_What you should do:_ Include the line containing "import * as d3 from 'd3';" and all lines before it, repeated exactly from the listing below, without pictures.

_Material for this exercise:_
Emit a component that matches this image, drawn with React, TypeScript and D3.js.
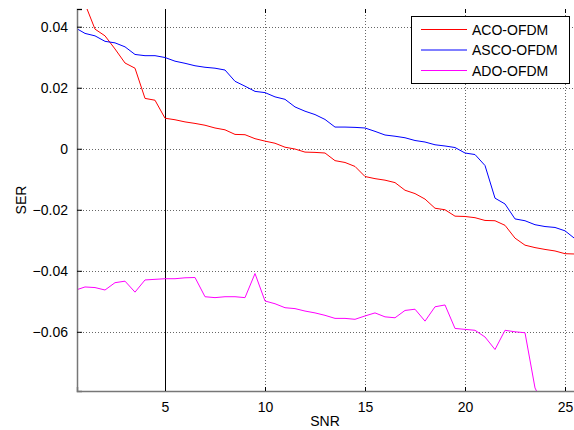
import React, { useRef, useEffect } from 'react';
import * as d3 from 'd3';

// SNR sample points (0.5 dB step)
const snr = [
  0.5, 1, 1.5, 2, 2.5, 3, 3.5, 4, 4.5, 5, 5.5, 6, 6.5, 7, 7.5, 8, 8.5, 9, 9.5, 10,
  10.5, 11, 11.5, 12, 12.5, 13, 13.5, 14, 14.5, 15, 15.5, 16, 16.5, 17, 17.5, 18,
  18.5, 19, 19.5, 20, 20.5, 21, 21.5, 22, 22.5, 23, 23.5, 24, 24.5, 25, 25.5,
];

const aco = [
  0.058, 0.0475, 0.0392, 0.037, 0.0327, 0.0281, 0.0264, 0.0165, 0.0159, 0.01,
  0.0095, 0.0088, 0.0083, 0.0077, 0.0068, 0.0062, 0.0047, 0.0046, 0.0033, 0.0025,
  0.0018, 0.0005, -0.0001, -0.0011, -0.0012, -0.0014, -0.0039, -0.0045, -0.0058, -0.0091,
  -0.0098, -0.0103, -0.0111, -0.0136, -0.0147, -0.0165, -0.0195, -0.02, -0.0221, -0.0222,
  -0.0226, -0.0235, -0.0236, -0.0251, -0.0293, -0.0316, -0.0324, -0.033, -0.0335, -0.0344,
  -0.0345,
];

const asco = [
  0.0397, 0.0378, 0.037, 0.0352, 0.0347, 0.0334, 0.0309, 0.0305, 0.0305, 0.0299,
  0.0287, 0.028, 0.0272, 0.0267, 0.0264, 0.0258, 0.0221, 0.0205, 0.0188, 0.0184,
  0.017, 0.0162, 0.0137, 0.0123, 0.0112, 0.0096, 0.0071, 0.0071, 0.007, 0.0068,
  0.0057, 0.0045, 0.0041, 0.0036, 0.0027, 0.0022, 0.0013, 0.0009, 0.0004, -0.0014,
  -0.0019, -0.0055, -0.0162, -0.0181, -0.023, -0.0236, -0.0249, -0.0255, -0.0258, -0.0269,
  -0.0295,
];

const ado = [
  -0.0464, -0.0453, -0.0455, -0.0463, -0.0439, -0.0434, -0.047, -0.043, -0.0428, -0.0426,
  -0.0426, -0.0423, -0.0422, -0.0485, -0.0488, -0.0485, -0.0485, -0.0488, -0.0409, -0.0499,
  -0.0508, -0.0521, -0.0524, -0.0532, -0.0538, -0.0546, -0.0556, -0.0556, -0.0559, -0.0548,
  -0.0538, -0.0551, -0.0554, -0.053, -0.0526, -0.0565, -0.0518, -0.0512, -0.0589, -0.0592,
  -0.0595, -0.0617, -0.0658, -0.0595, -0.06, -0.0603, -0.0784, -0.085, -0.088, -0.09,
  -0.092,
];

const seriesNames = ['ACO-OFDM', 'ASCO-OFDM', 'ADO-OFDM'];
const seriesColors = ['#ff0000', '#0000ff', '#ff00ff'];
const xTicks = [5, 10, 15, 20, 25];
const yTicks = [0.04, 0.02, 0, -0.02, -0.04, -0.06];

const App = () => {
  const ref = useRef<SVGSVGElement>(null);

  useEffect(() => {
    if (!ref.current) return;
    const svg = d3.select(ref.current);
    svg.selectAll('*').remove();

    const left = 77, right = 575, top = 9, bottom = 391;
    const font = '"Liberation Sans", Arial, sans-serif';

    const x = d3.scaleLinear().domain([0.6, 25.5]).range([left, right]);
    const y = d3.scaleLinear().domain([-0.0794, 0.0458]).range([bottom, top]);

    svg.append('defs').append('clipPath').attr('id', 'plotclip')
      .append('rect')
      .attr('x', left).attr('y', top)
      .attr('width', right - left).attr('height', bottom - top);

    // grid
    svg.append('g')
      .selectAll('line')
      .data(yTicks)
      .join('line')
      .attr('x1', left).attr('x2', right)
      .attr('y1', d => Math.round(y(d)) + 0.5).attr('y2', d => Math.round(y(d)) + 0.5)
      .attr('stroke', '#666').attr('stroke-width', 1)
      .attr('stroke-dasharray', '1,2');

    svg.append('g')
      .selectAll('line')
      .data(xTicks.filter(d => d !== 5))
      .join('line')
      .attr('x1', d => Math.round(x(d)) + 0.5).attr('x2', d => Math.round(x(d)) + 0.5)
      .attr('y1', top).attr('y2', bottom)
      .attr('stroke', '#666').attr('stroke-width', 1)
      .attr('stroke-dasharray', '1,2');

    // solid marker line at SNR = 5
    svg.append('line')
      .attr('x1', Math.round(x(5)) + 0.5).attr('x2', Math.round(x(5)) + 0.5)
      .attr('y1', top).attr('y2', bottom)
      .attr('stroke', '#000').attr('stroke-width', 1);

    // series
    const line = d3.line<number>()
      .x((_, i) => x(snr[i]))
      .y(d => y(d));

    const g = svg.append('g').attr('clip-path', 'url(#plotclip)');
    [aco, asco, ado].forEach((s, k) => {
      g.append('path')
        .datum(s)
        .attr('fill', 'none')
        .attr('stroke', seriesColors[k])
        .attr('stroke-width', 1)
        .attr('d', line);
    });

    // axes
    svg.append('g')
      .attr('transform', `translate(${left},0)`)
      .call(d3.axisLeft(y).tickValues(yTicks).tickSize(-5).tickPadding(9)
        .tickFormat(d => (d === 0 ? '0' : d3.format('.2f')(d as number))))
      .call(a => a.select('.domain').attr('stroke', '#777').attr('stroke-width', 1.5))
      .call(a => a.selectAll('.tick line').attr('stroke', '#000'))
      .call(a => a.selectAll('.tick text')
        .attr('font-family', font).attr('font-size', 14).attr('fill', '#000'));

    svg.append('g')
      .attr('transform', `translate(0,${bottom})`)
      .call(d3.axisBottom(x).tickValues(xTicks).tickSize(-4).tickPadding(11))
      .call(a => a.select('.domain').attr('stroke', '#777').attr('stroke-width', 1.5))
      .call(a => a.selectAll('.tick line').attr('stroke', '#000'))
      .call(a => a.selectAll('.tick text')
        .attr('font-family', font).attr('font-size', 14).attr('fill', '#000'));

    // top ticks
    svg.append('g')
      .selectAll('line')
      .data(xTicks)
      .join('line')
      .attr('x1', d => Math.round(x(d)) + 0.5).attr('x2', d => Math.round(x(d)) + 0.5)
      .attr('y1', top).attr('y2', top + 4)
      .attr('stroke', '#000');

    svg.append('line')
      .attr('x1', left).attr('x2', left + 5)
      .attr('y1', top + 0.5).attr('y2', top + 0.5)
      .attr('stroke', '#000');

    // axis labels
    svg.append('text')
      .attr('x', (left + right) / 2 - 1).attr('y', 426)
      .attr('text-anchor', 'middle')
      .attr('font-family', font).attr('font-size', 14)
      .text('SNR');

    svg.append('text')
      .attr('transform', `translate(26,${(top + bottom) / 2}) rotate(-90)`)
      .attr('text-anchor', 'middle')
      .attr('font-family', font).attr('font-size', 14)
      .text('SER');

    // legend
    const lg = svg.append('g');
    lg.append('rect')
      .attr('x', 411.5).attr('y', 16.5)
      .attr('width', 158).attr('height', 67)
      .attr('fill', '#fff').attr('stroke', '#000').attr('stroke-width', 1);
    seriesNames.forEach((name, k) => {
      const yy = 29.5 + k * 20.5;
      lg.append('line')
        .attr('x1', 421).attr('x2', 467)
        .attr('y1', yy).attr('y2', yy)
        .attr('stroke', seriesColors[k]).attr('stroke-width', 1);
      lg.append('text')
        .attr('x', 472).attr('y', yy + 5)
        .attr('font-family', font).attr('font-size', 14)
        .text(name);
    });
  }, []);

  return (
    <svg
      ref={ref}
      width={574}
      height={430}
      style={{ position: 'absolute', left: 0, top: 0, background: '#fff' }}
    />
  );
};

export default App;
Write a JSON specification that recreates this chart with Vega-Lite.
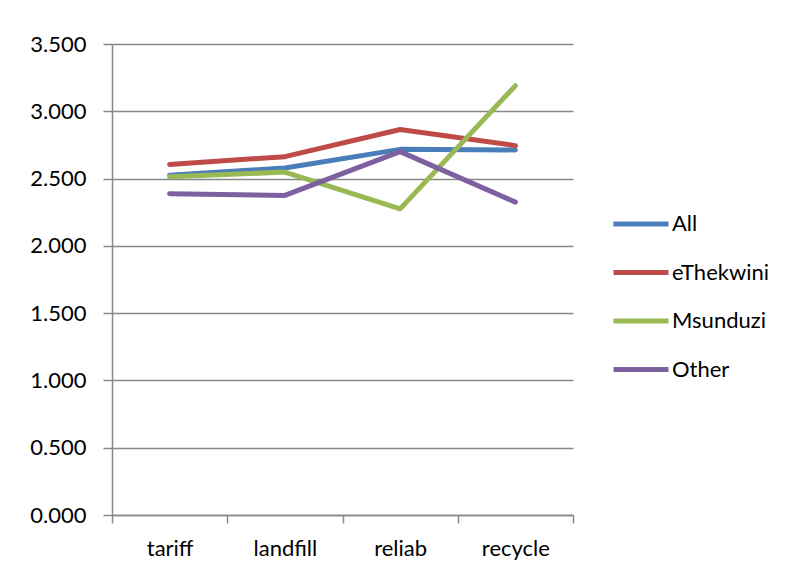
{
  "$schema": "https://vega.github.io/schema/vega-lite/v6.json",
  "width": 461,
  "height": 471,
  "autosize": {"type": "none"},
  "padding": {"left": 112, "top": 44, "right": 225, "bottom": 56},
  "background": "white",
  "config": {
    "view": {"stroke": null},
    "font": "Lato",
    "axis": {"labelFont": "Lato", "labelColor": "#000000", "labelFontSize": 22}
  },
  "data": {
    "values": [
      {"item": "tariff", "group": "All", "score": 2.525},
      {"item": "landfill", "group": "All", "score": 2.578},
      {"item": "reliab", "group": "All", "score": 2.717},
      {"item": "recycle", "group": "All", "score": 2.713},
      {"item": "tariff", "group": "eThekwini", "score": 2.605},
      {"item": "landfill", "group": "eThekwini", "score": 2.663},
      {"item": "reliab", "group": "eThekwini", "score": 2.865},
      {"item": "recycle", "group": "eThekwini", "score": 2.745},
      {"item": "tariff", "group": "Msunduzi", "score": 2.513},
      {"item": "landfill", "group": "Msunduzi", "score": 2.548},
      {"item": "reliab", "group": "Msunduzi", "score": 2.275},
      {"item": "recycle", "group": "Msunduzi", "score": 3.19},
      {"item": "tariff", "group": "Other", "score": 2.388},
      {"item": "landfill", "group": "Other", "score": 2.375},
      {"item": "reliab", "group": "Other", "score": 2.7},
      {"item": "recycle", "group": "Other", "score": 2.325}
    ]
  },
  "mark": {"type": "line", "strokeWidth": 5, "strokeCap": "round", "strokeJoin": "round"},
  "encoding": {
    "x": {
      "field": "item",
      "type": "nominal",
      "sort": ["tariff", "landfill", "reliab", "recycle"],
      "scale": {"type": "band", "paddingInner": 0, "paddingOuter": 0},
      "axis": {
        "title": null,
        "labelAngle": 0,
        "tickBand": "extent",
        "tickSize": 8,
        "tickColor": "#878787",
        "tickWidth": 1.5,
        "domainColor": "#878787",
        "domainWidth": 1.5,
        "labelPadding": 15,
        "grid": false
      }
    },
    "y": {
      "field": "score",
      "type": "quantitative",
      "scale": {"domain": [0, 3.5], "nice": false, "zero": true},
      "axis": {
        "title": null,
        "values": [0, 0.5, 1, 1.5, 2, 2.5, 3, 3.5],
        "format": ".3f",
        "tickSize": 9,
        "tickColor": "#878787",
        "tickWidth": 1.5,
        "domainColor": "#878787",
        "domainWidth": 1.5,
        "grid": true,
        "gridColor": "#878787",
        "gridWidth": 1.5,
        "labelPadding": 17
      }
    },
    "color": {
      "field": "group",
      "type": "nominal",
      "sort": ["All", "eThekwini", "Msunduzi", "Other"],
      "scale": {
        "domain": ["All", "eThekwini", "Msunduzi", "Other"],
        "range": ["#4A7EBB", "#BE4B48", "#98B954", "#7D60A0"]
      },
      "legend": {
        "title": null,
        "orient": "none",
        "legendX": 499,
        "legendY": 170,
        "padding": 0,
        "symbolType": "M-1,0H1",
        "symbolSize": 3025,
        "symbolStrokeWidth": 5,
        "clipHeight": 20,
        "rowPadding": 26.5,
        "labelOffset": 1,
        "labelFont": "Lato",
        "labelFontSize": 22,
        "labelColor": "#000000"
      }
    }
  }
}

_Final result:_
Emit a component that matches this image, drawn with React, TypeScript and D3.js.
import React, { useRef, useEffect } from 'react';
import * as d3 from 'd3';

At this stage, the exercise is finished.